La decoración
interior de una vivienda refleja la personalidad de los
propietarios.
Los
pintores son profesionales que si bien no se anuncian por las calles, no por
ello dejan de ser ambulantes en sus trabajos. Aunque los conocí muy mayores y
que habían dejado de practicar su oficio, no por ello habían dejado de pensar
en lo que suponía tomar el pincel.
Las
casas de pueblo, las de los agricultores, en particular, tienen unas
características muy concretas. Del encalado del corral ya he explicado la
técnica que se aplicaba, ahora me centraré en esa parte más personal y concreta
que es la vivienda de la familia.
Los
techos eran altos y adornados con vigas de madera que se solían pintar con
aceite de linaza para conseguir el color puro de la madera. De viga a viga los pequeños arcos requerían una pintura neutra y eso sólo lo podía conseguir el blanco. Las
paredes, en especial las del comedor, se dividia en tres partes bien
delimitadas. La parte inferior, la más expuesta a los roces del mobiliario, se
pintaba de colores oscuros y, según la habilidad del pintor, se podía, incluso,
simular el veteado de las piedras de mármol. La zona
intermedia se pintaba con un color liso para que los propietarios pudiesen
colgar sus motivos de recuerdo, es decir, las fotografías enmarcadas del día de
la boda así como la de otros antepasados que marcaron el destino de los
habitantes de esas familias. La parte superior de la pared, ya más cerca de las
vigas, el pintor tenía un espacio donde poder mostrar su habilidad artística.

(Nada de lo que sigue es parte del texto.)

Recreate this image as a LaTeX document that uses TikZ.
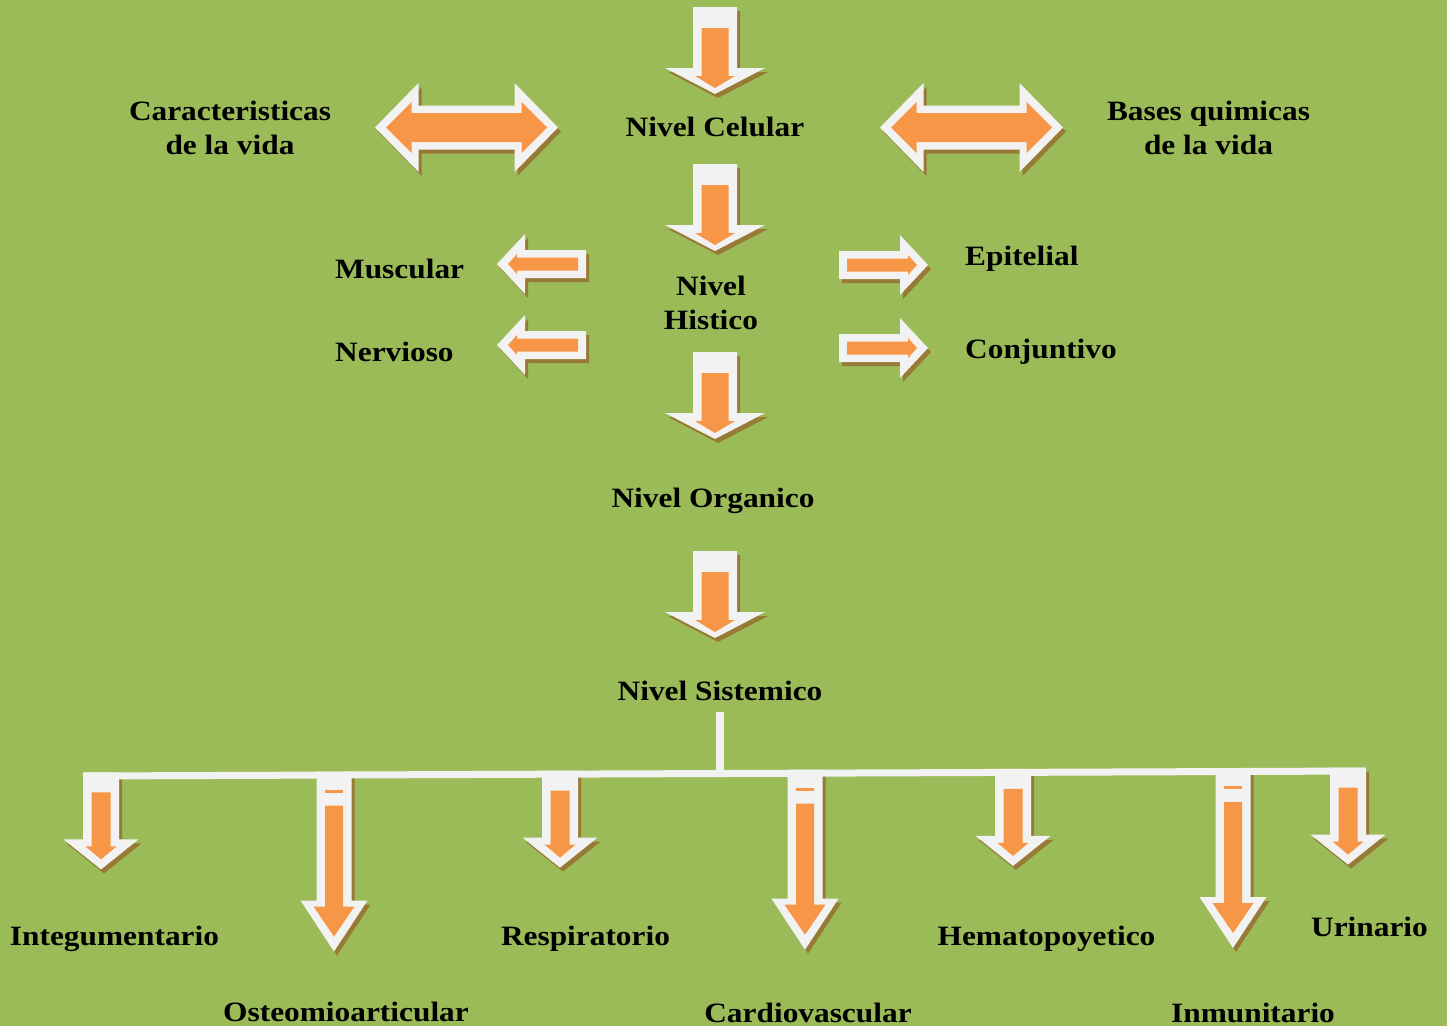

Por regla general, se representaba alguna escena alegórica sobre los trabajos o
las aficiones de sus propietarios. Con el tiempo, resulta complicado saber por
qué se eligió ese atributo y no otro, por eso, en algunas casas, el pintor,
representó manadas de toros, conducidos por caballistas, pero también había
otro tipo de escenas de asueto: niños jugando en columpios, palomas que
revoloteaban, lazos y flores que se entrelazaban como guirnaldas decorativas y
que terminaban en hermosos camafeos donde quizá se retrató a alguien de la
familia. En el comedor estaba la chimenea, una pieza central del hogar en las
largas noches de invierno, por eso, su campana también era objeto de ser decorada
por la pericia del pintor.
Termino
mi relato con una anécdota que rondó más de una tertulia invernal. Uno de los
pintores le preguntó a la propietaria de la casa qué clase de dibujo deseaba
que le pusiese en la parte central de la chimenea:
-No
sé, pinta algo que parezca pero no sea.
El
pintor, ante esta afirmación, se quedó perplejo. ¿A qué se referiría con ese
enigma? Después de meditarlo mucho tomó una decisión. Estuvo varios días
pintando en el comedor oculto detrás de una sábana. La propietaria estaba
intrigada. Por mucho que le preguntaba qué estaba pintando no conseguía una
respuesta clara y sólo le decía:
-Ya
lo verás, no te preocupes que ya lo verás.
Por
fin terminó el motivo de aquella chimenea. El pintor convocó a todos los de la
casa para que viesen lo que había pintado y que estaba oculto detrás de la
sábana. Cuando la retiró todos quedaron perplejos. Al fin la propietaria, quien
le había hecho el encargo le preguntó:
-No
sé exactamente qué es lo que has pintado pero yo diría que parece una ristra de
morcillas.
A lo
que el pintor le contestó:
-Tú
lo has dicho: es algo que parece, pero, en realidad, no lo es.